▶ Problem description
Every line of the data must be copied exactly.
+++ Collected data +++
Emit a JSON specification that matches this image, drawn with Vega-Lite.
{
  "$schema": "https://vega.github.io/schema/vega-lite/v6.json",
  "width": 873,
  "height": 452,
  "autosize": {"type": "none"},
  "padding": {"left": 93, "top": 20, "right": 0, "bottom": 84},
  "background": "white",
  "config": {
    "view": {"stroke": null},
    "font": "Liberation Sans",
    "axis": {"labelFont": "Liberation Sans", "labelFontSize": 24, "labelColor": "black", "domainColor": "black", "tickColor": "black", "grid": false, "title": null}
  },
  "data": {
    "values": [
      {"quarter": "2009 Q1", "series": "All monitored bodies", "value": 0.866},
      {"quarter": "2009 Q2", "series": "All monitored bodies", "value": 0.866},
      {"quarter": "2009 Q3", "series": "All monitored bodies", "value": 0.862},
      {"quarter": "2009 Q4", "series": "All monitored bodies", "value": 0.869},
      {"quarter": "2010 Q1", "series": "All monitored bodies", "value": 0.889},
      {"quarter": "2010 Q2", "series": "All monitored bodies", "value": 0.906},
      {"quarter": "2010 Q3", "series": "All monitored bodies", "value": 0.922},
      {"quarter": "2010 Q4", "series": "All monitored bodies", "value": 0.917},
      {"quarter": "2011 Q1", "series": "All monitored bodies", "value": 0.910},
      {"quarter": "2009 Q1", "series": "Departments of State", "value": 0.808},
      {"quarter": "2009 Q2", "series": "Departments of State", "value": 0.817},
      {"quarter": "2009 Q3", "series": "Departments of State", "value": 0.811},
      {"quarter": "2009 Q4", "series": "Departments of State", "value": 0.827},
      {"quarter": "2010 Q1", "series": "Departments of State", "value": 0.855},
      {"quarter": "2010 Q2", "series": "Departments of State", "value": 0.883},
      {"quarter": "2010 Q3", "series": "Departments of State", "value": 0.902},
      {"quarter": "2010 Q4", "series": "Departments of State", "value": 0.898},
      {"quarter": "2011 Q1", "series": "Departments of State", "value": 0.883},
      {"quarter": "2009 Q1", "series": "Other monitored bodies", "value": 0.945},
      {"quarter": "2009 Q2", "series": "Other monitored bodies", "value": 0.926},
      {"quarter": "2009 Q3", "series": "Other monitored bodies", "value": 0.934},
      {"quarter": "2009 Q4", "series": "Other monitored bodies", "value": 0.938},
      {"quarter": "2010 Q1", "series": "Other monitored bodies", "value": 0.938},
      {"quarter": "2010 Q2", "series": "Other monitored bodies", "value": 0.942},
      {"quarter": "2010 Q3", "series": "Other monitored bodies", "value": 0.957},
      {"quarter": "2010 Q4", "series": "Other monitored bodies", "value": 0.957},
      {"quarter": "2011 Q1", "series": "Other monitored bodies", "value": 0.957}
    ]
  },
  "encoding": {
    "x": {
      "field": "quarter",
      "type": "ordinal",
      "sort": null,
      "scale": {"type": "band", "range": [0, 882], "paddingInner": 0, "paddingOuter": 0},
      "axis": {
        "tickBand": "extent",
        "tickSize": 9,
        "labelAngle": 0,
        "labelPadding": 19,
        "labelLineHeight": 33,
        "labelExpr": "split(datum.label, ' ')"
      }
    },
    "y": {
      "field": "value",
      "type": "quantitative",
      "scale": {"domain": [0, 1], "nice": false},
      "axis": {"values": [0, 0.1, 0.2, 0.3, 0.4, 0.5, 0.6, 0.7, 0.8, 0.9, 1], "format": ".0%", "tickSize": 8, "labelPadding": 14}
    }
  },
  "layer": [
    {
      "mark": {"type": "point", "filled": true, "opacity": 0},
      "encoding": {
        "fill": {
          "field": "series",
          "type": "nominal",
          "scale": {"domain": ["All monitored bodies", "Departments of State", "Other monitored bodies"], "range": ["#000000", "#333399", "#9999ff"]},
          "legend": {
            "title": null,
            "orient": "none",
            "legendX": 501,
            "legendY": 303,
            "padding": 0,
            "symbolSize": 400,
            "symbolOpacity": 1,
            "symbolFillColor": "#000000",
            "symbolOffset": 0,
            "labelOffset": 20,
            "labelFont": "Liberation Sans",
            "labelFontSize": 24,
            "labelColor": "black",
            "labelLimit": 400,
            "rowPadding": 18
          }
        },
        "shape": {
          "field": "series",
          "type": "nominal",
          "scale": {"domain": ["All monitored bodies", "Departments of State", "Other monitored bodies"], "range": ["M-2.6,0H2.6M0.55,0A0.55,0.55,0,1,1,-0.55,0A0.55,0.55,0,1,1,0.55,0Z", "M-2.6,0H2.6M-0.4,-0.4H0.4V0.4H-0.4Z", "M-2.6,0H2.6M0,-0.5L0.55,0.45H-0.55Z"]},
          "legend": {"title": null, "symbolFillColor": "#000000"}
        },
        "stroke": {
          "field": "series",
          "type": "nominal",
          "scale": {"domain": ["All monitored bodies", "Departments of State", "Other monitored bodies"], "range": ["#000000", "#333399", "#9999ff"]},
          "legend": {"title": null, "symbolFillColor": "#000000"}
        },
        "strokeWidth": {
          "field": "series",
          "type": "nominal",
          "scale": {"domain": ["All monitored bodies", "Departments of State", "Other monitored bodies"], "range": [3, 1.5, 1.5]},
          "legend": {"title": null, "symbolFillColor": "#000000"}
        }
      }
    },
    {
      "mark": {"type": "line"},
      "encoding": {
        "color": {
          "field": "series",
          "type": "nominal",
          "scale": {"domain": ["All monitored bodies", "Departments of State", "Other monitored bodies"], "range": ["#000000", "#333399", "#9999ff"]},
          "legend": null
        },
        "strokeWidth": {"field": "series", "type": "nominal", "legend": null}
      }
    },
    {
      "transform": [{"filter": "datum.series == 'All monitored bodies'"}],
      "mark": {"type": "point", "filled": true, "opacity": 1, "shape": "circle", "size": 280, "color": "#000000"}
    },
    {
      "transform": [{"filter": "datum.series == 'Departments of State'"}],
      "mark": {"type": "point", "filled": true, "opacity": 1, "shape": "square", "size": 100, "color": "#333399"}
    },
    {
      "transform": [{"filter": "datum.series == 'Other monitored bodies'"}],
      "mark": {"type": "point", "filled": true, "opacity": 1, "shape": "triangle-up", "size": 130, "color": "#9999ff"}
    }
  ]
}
+++
▶ Exercise output
Emit a JSON specification that matches this image, drawn with Vega-Lite.
{
  "$schema": "https://vega.github.io/schema/vega-lite/v6.json",
  "width": 873,
  "height": 452,
  "autosize": {"type": "none"},
  "padding": {"left": 93, "top": 20, "right": 0, "bottom": 84},
  "background": "white",
  "config": {
    "view": {"stroke": null},
    "font": "Liberation Sans",
    "axis": {"labelFont": "Liberation Sans", "labelFontSize": 24, "labelColor": "black", "domainColor": "black", "tickColor": "black", "grid": false, "title": null}
  },
  "data": {
    "values": [
      {"quarter": "2009 Q1", "series": "All monitored bodies", "value": 0.866},
      {"quarter": "2009 Q2", "series": "All monitored bodies", "value": 0.866},
      {"quarter": "2009 Q3", "series": "All monitored bodies", "value": 0.862},
      {"quarter": "2009 Q4", "series": "All monitored bodies", "value": 0.869},
      {"quarter": "2010 Q1", "series": "All monitored bodies", "value": 0.889},
      {"quarter": "2010 Q2", "series": "All monitored bodies", "value": 0.906},
      {"quarter": "2010 Q3", "series": "All monitored bodies", "value": 0.922},
      {"quarter": "2010 Q4", "series": "All monitored bodies", "value": 0.917},
      {"quarter": "2011 Q1", "series": "All monitored bodies", "value": 0.910},
      {"quarter": "2009 Q1", "series": "Departments of State", "value": 0.808},
      {"quarter": "2009 Q2", "series": "Departments of State", "value": 0.817},
      {"quarter": "2009 Q3", "series": "Departments of State", "value": 0.811},
      {"quarter": "2009 Q4", "series": "Departments of State", "value": 0.827},
      {"quarter": "2010 Q1", "series": "Departments of State", "value": 0.855},
      {"quarter": "2010 Q2", "series": "Departments of State", "value": 0.883},
      {"quarter": "2010 Q3", "series": "Departments of State", "value": 0.902},
      {"quarter": "2010 Q4", "series": "Departments of State", "value": 0.898},
      {"quarter": "2011 Q1", "series": "Departments of State", "value": 0.883},
      {"quarter": "2009 Q1", "series": "Other monitored bodies", "value": 0.945},
      {"quarter": "2009 Q2", "series": "Other monitored bodies", "value": 0.926},
      {"quarter": "2009 Q3", "series": "Other monitored bodies", "value": 0.934},
      {"quarter": "2009 Q4", "series": "Other monitored bodies", "value": 0.938},
      {"quarter": "2010 Q1", "series": "Other monitored bodies", "value": 0.938},
      {"quarter": "2010 Q2", "series": "Other monitored bodies", "value": 0.942},
      {"quarter": "2010 Q3", "series": "Other monitored bodies", "value": 0.957},
      {"quarter": "2010 Q4", "series": "Other monitored bodies", "value": 0.957},
      {"quarter": "2011 Q1", "series": "Other monitored bodies", "value": 0.957}
    ]
  },
  "encoding": {
    "x": {
      "field": "quarter",
      "type": "ordinal",
      "sort": null,
      "scale": {"type": "band", "range": [0, 882], "paddingInner": 0, "paddingOuter": 0},
      "axis": {
        "tickBand": "extent",
        "tickSize": 9,
        "labelAngle": 0,
        "labelPadding": 19,
        "labelLineHeight": 33,
        "labelExpr": "split(datum.label, ' ')"
      }
    },
    "y": {
      "field": "value",
      "type": "quantitative",
      "scale": {"domain": [0, 1], "nice": false},
      "axis": {"values": [0, 0.1, 0.2, 0.3, 0.4, 0.5, 0.6, 0.7, 0.8, 0.9, 1], "format": ".0%", "tickSize": 8, "labelPadding": 14}
    }
  },
  "layer": [
    {
      "mark": {"type": "point", "filled": true, "opacity": 0},
      "encoding": {
        "fill": {
          "field": "series",
          "type": "nominal",
          "scale": {"domain": ["All monitored bodies", "Departments of State", "Other monitored bodies"], "range": ["#000000", "#333399", "#9999ff"]},
          "legend": {
            "title": null,
            "orient": "none",
            "legendX": 501,
            "legendY": 303,
            "padding": 0,
            "symbolSize": 400,
            "symbolOpacity": 1,
            "symbolFillColor": "#000000",
            "symbolOffset": 0,
            "labelOffset": 20,
            "labelFont": "Liberation Sans",
            "labelFontSize": 24,
            "labelColor": "black",
            "labelLimit": 400,
            "rowPadding": 18
          }
        },
        "shape": {
          "field": "series",
          "type": "nominal",
          "scale": {"domain": ["All monitored bodies", "Departments of State", "Other monitored bodies"], "range": ["M-2.6,0H2.6M0.55,0A0.55,0.55,0,1,1,-0.55,0A0.55,0.55,0,1,1,0.55,0Z", "M-2.6,0H2.6M-0.4,-0.4H0.4V0.4H-0.4Z", "M-2.6,0H2.6M0,-0.5L0.55,0.45H-0.55Z"]},
          "legend": {"title": null, "symbolFillColor": "#000000"}
        },
        "stroke": {
          "field": "series",
          "type": "nominal",
          "scale": {"domain": ["All monitored bodies", "Departments of State", "Other monitored bodies"], "range": ["#000000", "#333399", "#9999ff"]},
          "legend": {"title": null, "symbolFillColor": "#000000"}
        },
        "strokeWidth": {
          "field": "series",
          "type": "nominal",
          "scale": {"domain": ["All monitored bodies", "Departments of State", "Other monitored bodies"], "range": [3, 1.5, 1.5]},
          "legend": {"title": null, "symbolFillColor": "#000000"}
        }
      }
    },
    {
      "mark": {"type": "line"},
      "encoding": {
        "color": {
          "field": "series",
          "type": "nominal",
          "scale": {"domain": ["All monitored bodies", "Departments of State", "Other monitored bodies"], "range": ["#000000", "#333399", "#9999ff"]},
          "legend": null
        },
        "strokeWidth": {"field": "series", "type": "nominal", "legend": null}
      }
    },
    {
      "transform": [{"filter": "datum.series == 'All monitored bodies'"}],
      "mark": {"type": "point", "filled": true, "opacity": 1, "shape": "circle", "size": 280, "color": "#000000"}
    },
    {
      "transform": [{"filter": "datum.series == 'Departments of State'"}],
      "mark": {"type": "point", "filled": true, "opacity": 1, "shape": "square", "size": 100, "color": "#333399"}
    },
    {
      "transform": [{"filter": "datum.series == 'Other monitored bodies'"}],
      "mark": {"type": "point", "filled": true, "opacity": 1, "shape": "triangle-up", "size": 130, "color": "#9999ff"}
    }
  ]
}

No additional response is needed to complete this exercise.